On conte, à ce propos, que Michelet, apprenant que Flaubert était couvert de clous, se serait écrié : « Qu’il ne se soigne pas, il n’aurait plus son talent ! » Était-ce simple boutade ? Ce qu’on a dit de Flaubert, on l’a dit sous une autre forme, de Chamfort, que l’âcreté de son sang devait faire son âpreté d’esprit ; mais est-il toujours aisé de savoir si telle ou telle œuvre a été composée sous l’influence de la maladie ? Pourrait-on fournir la preuve que Flaubert, que Dostoïevsky, notoirement connus comme épileptiques, n’ont été jamais mieux inspirés que sous l’influence de leur accès ?

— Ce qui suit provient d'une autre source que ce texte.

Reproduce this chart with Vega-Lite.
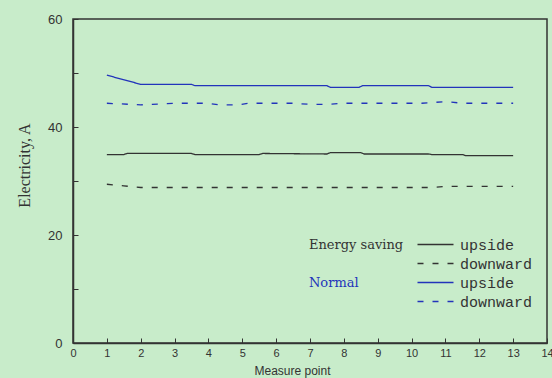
{
  "$schema": "https://vega.github.io/schema/vega-lite/v6.json",
  "width": 474,
  "height": 324,
  "autosize": {"type": "none"},
  "padding": {"left": 73, "top": 19, "right": 5, "bottom": 35},
  "background": "#c8ecca",
  "config": {
    "view": {"stroke": "#333333", "strokeWidth": 1.5},
    "font": "Liberation Sans",
    "axis": {"labelOverlap": false, "labelFlush": false, "labelBound": false, "labelSeparation": 0},
    "axisX": {"labelOverlap": false, "labelFlush": false, "labelBound": false, "labelSeparation": 0}
  },
  "data": {
    "values": [
      {"series": "Energy saving upside", "point": 1, "current": 34.9},
      {"series": "Energy saving upside", "point": 1.5, "current": 34.9},
      {"series": "Energy saving upside", "point": 1.6, "current": 35.1},
      {"series": "Energy saving upside", "point": 3.5, "current": 35.1},
      {"series": "Energy saving upside", "point": 3.6, "current": 34.9},
      {"series": "Energy saving upside", "point": 5.5, "current": 34.9},
      {"series": "Energy saving upside", "point": 5.6, "current": 35.1},
      {"series": "Energy saving upside", "point": 7.5, "current": 35.0},
      {"series": "Energy saving upside", "point": 7.6, "current": 35.25},
      {"series": "Energy saving upside", "point": 8.5, "current": 35.25},
      {"series": "Energy saving upside", "point": 8.6, "current": 35.0},
      {"series": "Energy saving upside", "point": 10.5, "current": 35.0},
      {"series": "Energy saving upside", "point": 10.6, "current": 34.9},
      {"series": "Energy saving upside", "point": 11.5, "current": 34.9},
      {"series": "Energy saving upside", "point": 11.6, "current": 34.7},
      {"series": "Energy saving upside", "point": 13, "current": 34.7},

      {"series": "Energy saving downward", "point": 1, "current": 29.4},
      {"series": "Energy saving downward", "point": 1.5, "current": 29.1},
      {"series": "Energy saving downward", "point": 2, "current": 28.8},
      {"series": "Energy saving downward", "point": 10.6, "current": 28.8},
      {"series": "Energy saving downward", "point": 11, "current": 29.0},
      {"series": "Energy saving downward", "point": 13, "current": 29.0},

      {"series": "Normal upside", "point": 1, "current": 49.6},
      {"series": "Normal upside", "point": 2, "current": 47.9},
      {"series": "Normal upside", "point": 3.5, "current": 47.9},
      {"series": "Normal upside", "point": 3.6, "current": 47.65},
      {"series": "Normal upside", "point": 7.5, "current": 47.65},
      {"series": "Normal upside", "point": 7.6, "current": 47.35},
      {"series": "Normal upside", "point": 8.45, "current": 47.35},
      {"series": "Normal upside", "point": 8.55, "current": 47.65},
      {"series": "Normal upside", "point": 10.5, "current": 47.65},
      {"series": "Normal upside", "point": 10.6, "current": 47.35},
      {"series": "Normal upside", "point": 13, "current": 47.35},

      {"series": "Normal downward", "point": 1, "current": 44.4},
      {"series": "Normal downward", "point": 2, "current": 44.1},
      {"series": "Normal downward", "point": 3, "current": 44.4},
      {"series": "Normal downward", "point": 4, "current": 44.4},
      {"series": "Normal downward", "point": 4.3, "current": 44.1},
      {"series": "Normal downward", "point": 4.9, "current": 44.1},
      {"series": "Normal downward", "point": 5.2, "current": 44.4},
      {"series": "Normal downward", "point": 6.5, "current": 44.4},
      {"series": "Normal downward", "point": 7, "current": 44.2},
      {"series": "Normal downward", "point": 7.5, "current": 44.2},
      {"series": "Normal downward", "point": 8, "current": 44.4},
      {"series": "Normal downward", "point": 10.3, "current": 44.4},
      {"series": "Normal downward", "point": 11, "current": 44.7},
      {"series": "Normal downward", "point": 11.5, "current": 44.4},
      {"series": "Normal downward", "point": 13, "current": 44.4}
    ]
  },
  "layer": [
    {
      "mark": {"type": "line", "strokeWidth": 1.3},
      "encoding": {
        "x": {
          "field": "point",
          "type": "quantitative",
          "scale": {"domain": [0, 14]},
          "axis": {
            "title": "Measure point",
            "values": [0, 1, 2, 3, 4, 5, 6, 7, 8, 9, 10, 11, 12, 13, 14],
            "tickCount": 15,
            "grid": false,
            "domainColor": "#333333",
            "domainWidth": 1.5,
            "tickColor": "#333333",
            "tickSize": -5,
            "labelPadding": 9,
            "labelFontSize": 11,
            "labelColor": "#333333",
            "labelOverlap": false,
            "titleFontSize": 12,
            "titleFontWeight": "normal",
            "titleColor": "#333333",
            "titlePadding": 7,
            "titleX": 219
          }
        },
        "y": {
          "field": "current",
          "type": "quantitative",
          "scale": {"domain": [0, 60]},
          "axis": {
            "title": "Electricity, A",
            "values": [0, 10, 20, 30, 40, 50, 60],
            "labelExpr": "datum.value % 20 == 0 ? datum.label : ''",
            "grid": false,
            "domainColor": "#333333",
            "domainWidth": 1.5,
            "tickColor": "#333333",
            "tickSize": -5,
            "labelPadding": 16,
            "labelFontSize": 13,
            "labelColor": "#333333",
            "titleFont": "Liberation Serif",
            "titleFontSize": 16,
            "titleFontWeight": "normal",
            "titleColor": "#333333",
            "titlePadding": 15,
            "titleY": 146
          }
        },
        "color": {
          "field": "series",
          "type": "nominal",
          "scale": {
            "domain": ["Energy saving upside", "Energy saving downward", "Normal upside", "Normal downward"],
            "range": ["#333333", "#333333", "#2233bb", "#2233bb"]
          },
          "legend": {
            "title": null,
            "orient": "none",
            "legendX": 355,
            "legendY": 218,
            "symbolType": "M-3.6,0H3.6",
            "symbolSize": 100,
            "symbolStrokeWidth": 1.3,
            "labelFont": "Liberation Mono",
            "labelFontSize": 15,
            "labelColor": "#333333",
            "labelOffset": 17,
            "rowPadding": 3,
            "labelExpr": "indexof(datum.label, 'upside') >= 0 ? 'upside' : 'downward'"
          }
        },
        "strokeDash": {
          "field": "series",
          "type": "nominal",
          "scale": {
            "domain": ["Energy saving upside", "Energy saving downward", "Normal upside", "Normal downward"],
            "range": [[1, 0], [6, 9], [1, 0], [6, 9]]
          },
          "legend": {
            "title": null,
            "orient": "none",
            "legendX": 355,
            "legendY": 218,
            "symbolType": "M-3.6,0H3.6",
            "symbolSize": 100,
            "symbolStrokeWidth": 1.3,
            "labelFont": "Liberation Mono",
            "labelFontSize": 15,
            "labelColor": "#333333",
            "labelOffset": 17,
            "rowPadding": 3,
            "labelExpr": "indexof(datum.label, 'upside') >= 0 ? 'upside' : 'downward'"
          }
        }
      }
    },
    {
      "data": {"values": [{}]},
      "mark": {"type": "text", "align": "left", "baseline": "middle", "font": "DejaVu Serif", "fontSize": 13, "color": "#333333"},
      "encoding": {
        "x": {"datum": 6.97, "type": "quantitative", "axis": {"values": [0, 1, 2, 3, 4, 5, 6, 7, 8, 9, 10, 11, 12, 13, 14], "tickCount": 15, "labelOverlap": false}},
        "y": {"datum": 18.15, "type": "quantitative"},
        "text": {"value": "Energy saving"}
      }
    },
    {
      "data": {"values": [{}]},
      "mark": {"type": "text", "align": "left", "baseline": "middle", "font": "DejaVu Serif", "fontSize": 13, "color": "#2233bb"},
      "encoding": {
        "x": {"datum": 6.97, "type": "quantitative", "axis": {"values": [0, 1, 2, 3, 4, 5, 6, 7, 8, 9, 10, 11, 12, 13, 14], "tickCount": 15, "labelOverlap": false}},
        "y": {"datum": 11.1, "type": "quantitative"},
        "text": {"value": "Normal"}
      }
    }
  ]
}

Brunetière a posé nettement, à son ordinaire, les données du problème (2) : « Dans l’œuvre d’un artiste, de qui l’on sait, par ses confidences ou par le témoignage de ses amis, qu’il était ce que nous appelons un névropathe, on cherche, avec une curiosité malsaine, les traces ou les preuves de sa névropathie ; je voudrais que l’on fît précisément le contraire ; et dans sa névropathie, que l’on nous fît voir avant tout, le danger, la fausseté, l’illégitimité de sa conception de l’art et de la vie : par exemple, ce qu’il y a de durable et d’admirable dans Madame Bovary, c’est ce que Flaubert y a mis quand, entre deux attaques du mal, entièrement maître de lui-même, sain de corps et d’esprit, il écrivait comme on doit écrire ; mais ce qu’il y a d’extravagant et de fou dans la Tentation de Saint-Antoine, inversement, c’est ce que le névropathe y a comme insinué, malgré lui, des formes de sa maladie. Ou encore, et si nous généralisons, ce qu’il y a d’étrange, d’insolite et de contradictoire au bon sens dans la conception que les Baudelaire et les Flaubert se sont faite de l’art, n’est-ce pas justement ce qu’ils y ont mis quand ils étaient malades ? et d’y faire consister leur originalité ; n’est-ce pas changer les vrais noms des choses, confondu la fièvre avec l’inspiration, la surexcitation cérébrale morbide avec le fonctionnement normal de l’intelligence ? »
(« Les Grands Névropathes », page 40).
Docteur Cabanès.
(1) De Goncourt, Idées et Sensations, 109.
(2) Dans Une Étude sur les Artistes littéraires, de M. Maurice Sponck, ouvrage paru en 1889 (cf. Revue des Deux-Mondes, 1889 et 1890).